The final app was originally created for musicians. It is a simple metronome, but the beauty of the app—especially in contrast to CPR Tempo—is that there are 13 tone options including a snare drum, woodblock, and cowbell. Unfortunately, this app is limited to regulating the rate of chest compressions and lacks the ability to track code events. I found it the most useful for my role in code situations. I was able to press play, put it in my pocket, and forget about it until the code ended. So, if you are an ACLS provider who needs to be actively involved in a resuscitation, this might be a useful tool to have in your armamentarium.
The Bottom Line
Cognitive load plays a key role in our ability to perform in high stress situations. By utilizing strategies for cognitive offloading, we may be able to improve our ability to make decisions under pressure. While smart phone applications may not be the end-all and be-all for managing chaos, they may provide the necessary structure to enhance team performance. Overall, in my analysis of the smartphone code applications, it seems that each may have their own unique niche. If you are keeping track of every event in a code and are able to have your phone out at all times, the AHA Full Code Pro app is the winner. For the rest of us, CPR Tempo has the most utility and would be the best if it just had a nicer tone. Until that changes, Pro Metronome will be my choice for all future code situations.
- Abella, B. S. "Chest Compression Rates During Cardiopulmonary Resuscitation Are Suboptimal: A Prospective Study During In-Hospital Cardiac Arrest." Circulation 111.4 (2005): 428-34. Web.
- Idris, A. H., D. Guffey, T. P. Aufderheide, S. Brown, L. J. Morrison, P. Nichols, J. Powell, M. Daya, B. L. Bigham, D. L. Atkins, R. Berg, D. Davis, I. Stiell, G. Sopko, and G. Nichol. "Relationship Between Chest Compression Rates and Outcomes From Cardiac Arrest." Circulation125.24 (2012): 3004-012. Web.
- Kern, Karl B., Ronald E. Stickney, Leanne Gallison, and Robert E. Smith. "Metronome Improves Compression and Ventilation Rates during CPR on a Manikin in a Randomized Trial." Resuscitation 81.2 (2010): 206-10. Web.
- Kreutzer, Jeffrey S., Bruce Caplan, and John DeLuca. "Yerkes–Dodson Law." Encyclopedia of Clinical Neuropsychology.
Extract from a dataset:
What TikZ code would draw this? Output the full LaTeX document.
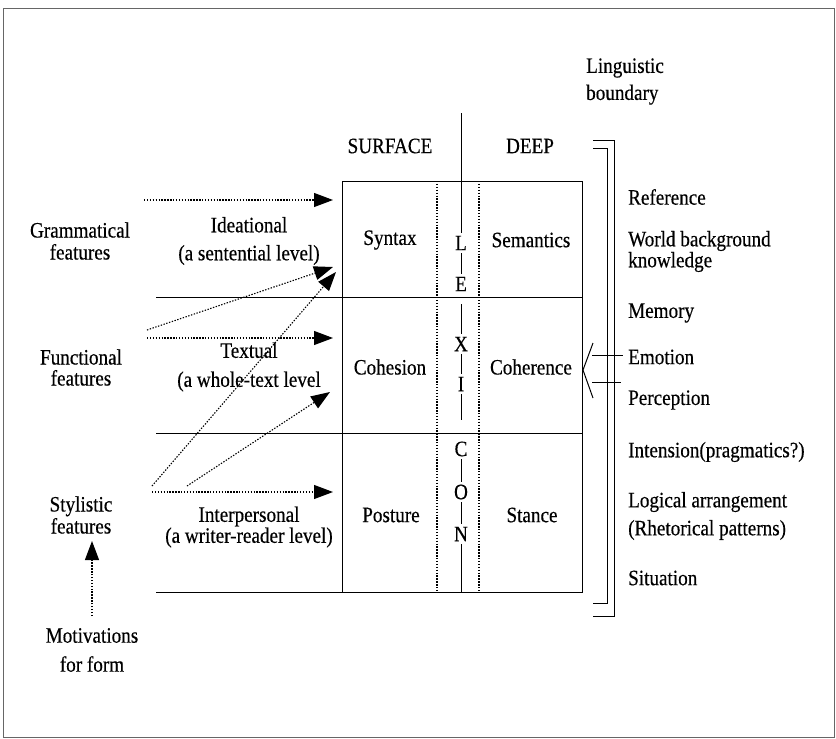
\documentclass[tikz,border=0pt]{standalone}
\usepackage{fontspec}
\setmainfont[FakeStretch=0.87,FakeBold=0.4]{Liberation Serif}
\usetikzlibrary{arrows.meta}
\begin{document}
\begin{tikzpicture}[x=1pt,y=-1pt,
  lbl/.style={font=\fontsize{22}{22}\selectfont, inner sep=0pt, align=center},
  rl/.style={font=\fontsize{22}{22}\selectfont, inner sep=0pt, anchor=west, align=left},
  ln/.style={line width=1pt},
  dotline/.style={line width=1.1pt, dash pattern=on 1.4pt off 1.5pt},
  arr/.style={dotline, -{Triangle[length=19pt,width=14pt]}}
]
\useasboundingbox (0,0) rectangle (836,739);
\draw[gray!80!black, line width=0.8pt] (3,8.5) rectangle (834,737);

% table
\draw[ln] (342,181) rectangle (582,592);
\draw[ln] (156,297) -- (582,297);
\draw[ln] (156,433) -- (582,433);
\draw[ln] (156,592) -- (342,592);
\draw[dotline] (437,181) -- (437,592);
\draw[dotline] (479,181) -- (479,592);

% header
\node[lbl] (surf) at (390,146) {SURFACE};
\node[lbl] (deep) at (530,146) {DEEP};

% cells
\node[lbl] (syn) at (390,240) {Syntax};
\node[lbl] (sem) at (531,240) {Semantics};
\node[lbl] (coh) at (390,367) {Cohesion};
\node[lbl] (cor) at (531,367) {Coherence};
\node[lbl] (pos) at (391,515) {Posture};
\node[lbl] (sta) at (532,515) {Stance};

% LEXICON
\node[lbl] (lL) at (461,243) {L};
\node[lbl] (lE) at (461,284) {E};
\node[lbl] (lX) at (461,344) {X};
\node[lbl] (lI) at (461,384) {I};
\node[lbl] (lC) at (461,449) {C};
\node[lbl] (lO) at (461,492) {O};
\node[lbl] (lN) at (461,534) {N};
\draw[ln] (461,113) -- (461,233);
\draw[ln] (461,253) -- (461,274);
\draw[ln] (461,304) -- (461,334);
\draw[ln] (461,354) -- (461,374);
\draw[ln] (461,394) -- (461,420);
\draw[ln] (461,459) -- (461,482);
\draw[ln] (461,502) -- (461,524);
\draw[ln] (461,544) -- (461,592);

% middle labels
\node[lbl, font=\fontsize{22}{28}\selectfont] (idea) at (249,241) {Ideational\\(a sentential level)};
\node[lbl, font=\fontsize{22}{29}\selectfont] (text) at (249,367) {Textual\\(a whole-text level};
\node[lbl, font=\fontsize{22}{21}\selectfont] (inter) at (249,527) {Interpersonal\\(a writer-reader level)};

% left labels
\node[lbl] (gram) at (80,241) {Grammatical\\features};
\node[lbl, font=\fontsize{22}{21}\selectfont] (func) at (81,367.5) {Functional\\features};
\node[lbl] (styl) at (81,515) {Stylistic\\features};
\node[lbl, font=\fontsize{22}{29}\selectfont] (motiv) at (92,650) {Motivations\\for form};

% arrow end points
\coordinate (gs) at (144,200); \coordinate (ge) at (333,200);
\coordinate (fs) at (147,338); \coordinate (fe) at (333,338);
\coordinate (fds) at (147,330); \coordinate (fde) at (333,267);
\coordinate (ss) at (152,492); \coordinate (se) at (333,492);
\coordinate (sd1s) at (152,486); \coordinate (sd1e) at (336,272);
\coordinate (sd2s) at (187,486); \coordinate (sd2e) at (330,392);
\coordinate (ms) at (92,616); \coordinate (me) at (92,541);

\draw[arr] (gs) -- (ge);
\draw[arr] (fs) -- (fe);
\draw[arr] (fds) -- (fde);
\draw[arr] (ss) -- (se);
\draw[arr] (sd1s) -- (sd1e);
\draw[arr] (sd2s) -- (sd2e);
\draw[arr] (ms) -- (me);

% right side
\node[rl, font=\fontsize{22}{27}\selectfont] (ling) at (586,81.5) {Linguistic\\boundary};
\draw[ln] (593,140) -- (614,140) -- (614,616) -- (593,616);
\draw[ln] (593,148) -- (607,148) -- (607,603) -- (593,603);
\draw[ln] (593,343) -- (583,370) -- (593,398);
\draw[ln] (592,355) -- (623,355);
\draw[ln] (592,382) -- (621,382);

\node[rl] (ref) at (628,197) {Reference};
\node[rl, font=\fontsize{22}{21}\selectfont] (world) at (628,251.5) {World background\\knowledge};
\node[rl] (mem) at (628,313) {Memory};
\node[rl] (emo) at (628,357) {Emotion};
\node[rl] (perc) at (628,400) {Perception};
\node[rl] (inten) at (628,452) {Intension(pragmatics?)};
\node[rl, font=\fontsize{22}{28}\selectfont] (logic) at (628,516) {Logical arrangement\\(Rhetorical patterns)};
\node[rl] (sit) at (628,578) {Situation};
\end{tikzpicture}
\end{document}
New York: Springer, 2011. 2737-738. Web.
- Oh, Je Hyeok, Sang Jin Lee, Sung Eun Kim, Kwang Jung Lee, Ju Won Choe, and Chan Woong Kim. "Effects of Audio Tone Guidance on Performance of CPR in Simulated Cardiac Arrest with an Advanced Airway." Resuscitation 79.2 (2008): 273-77. Web.
- Park, S. O., C. K. Hong, D. H. Shin, J. H. Lee, and S. Y. Hwang. "Efficacy of Metronome Sound Guidance via a Phone Speaker during Dispatcher-assisted Compression-only Cardiopulmonary Resuscitation by an Untrained Layperson: A Randomised Controlled Simulation Study Using a Manikin." Emergency Medicine Journal 30.8 (2012): 657-61. Web.